Пахомов просверлил на ледовом "мостке" лунку и вручил мне удочку. Пора было приниматься за дело, а я все вертел головой, боясь что-то пропустить, не увидеть, не пережить... Мне вдруг представились солнечные просторы, заселенные свободным веселым зверьем. Так оно и было. Южнее нас, в Гоби, бродили дикие верблюды-хавтгаи, куланы, гобийские медведи-мазалаи. За их судьбу можно было не беспокоиться. Монгольское правительство приняло решение организовать в Гоби заповедник. Он будет создан на территории около четырех миллионов гектаров от гор монгольского Алтая до Восточной Гоби и станет одним из крупнейших заповедников в Азии.

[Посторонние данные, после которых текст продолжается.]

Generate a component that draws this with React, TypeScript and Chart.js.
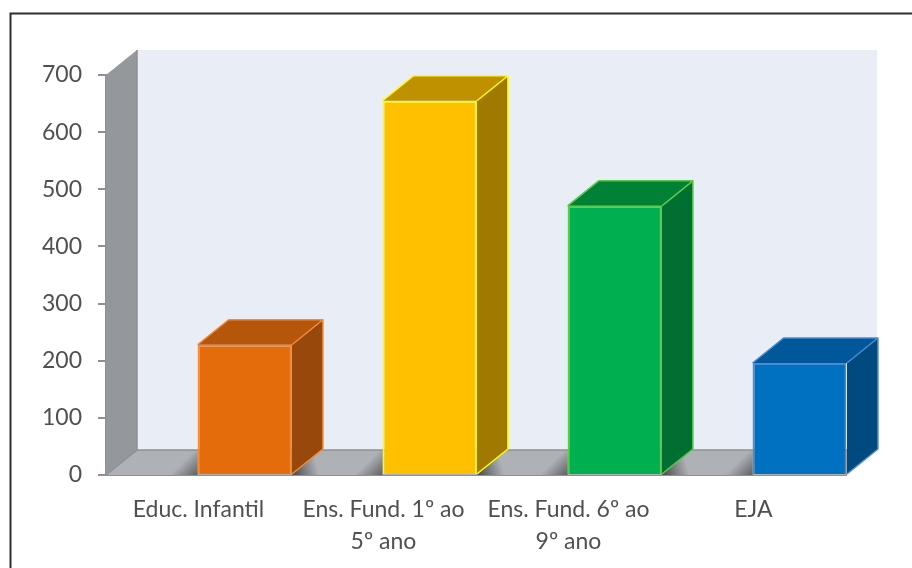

Впрочем, в Монголии охрана природы имеет давние традиции. В древнем своде законов "Халха джирума" упоминаются четырнадцать заповедных мест: Хан-ула, Хогно, Зоргол, Суман и другие.
Мы быстро наловили на уху. Это, собственно, и не походило на рыбалку: непуганая рыба брала охотно. Скоро на льду лежало полтора десятка хариусов и ленков - серебристых рыб с пятнистыми спинами.
Борис оказался прав: после полудня стало задувать.
С северо-запада на нас двигалась стена желтой пыли, низовой ветер нес песок и мелкую гальку. Поляна, где еще недавно танцевали журавли, теперь была залита зловещим светом. Горы на горизонте исчезли.
На зубах у меня скрипел песок.
- Юра, - позвал я Пахомова, - не пора нам?
- В чем дело?
- Холод, ветер, песок...
- Не имеет значения.
Пахомов сидел на корточках и не спеша увязывал рыболовную снасть.
Неожиданно я услышал голоса птиц. Под тяжелым пологом грязных облаков летела пара лебедей. Я мгновенно забыл о своих недомоганиях. Вот только что все, было мрачно, тяжело, все давило, и вдруг точно свет - две белые птицы.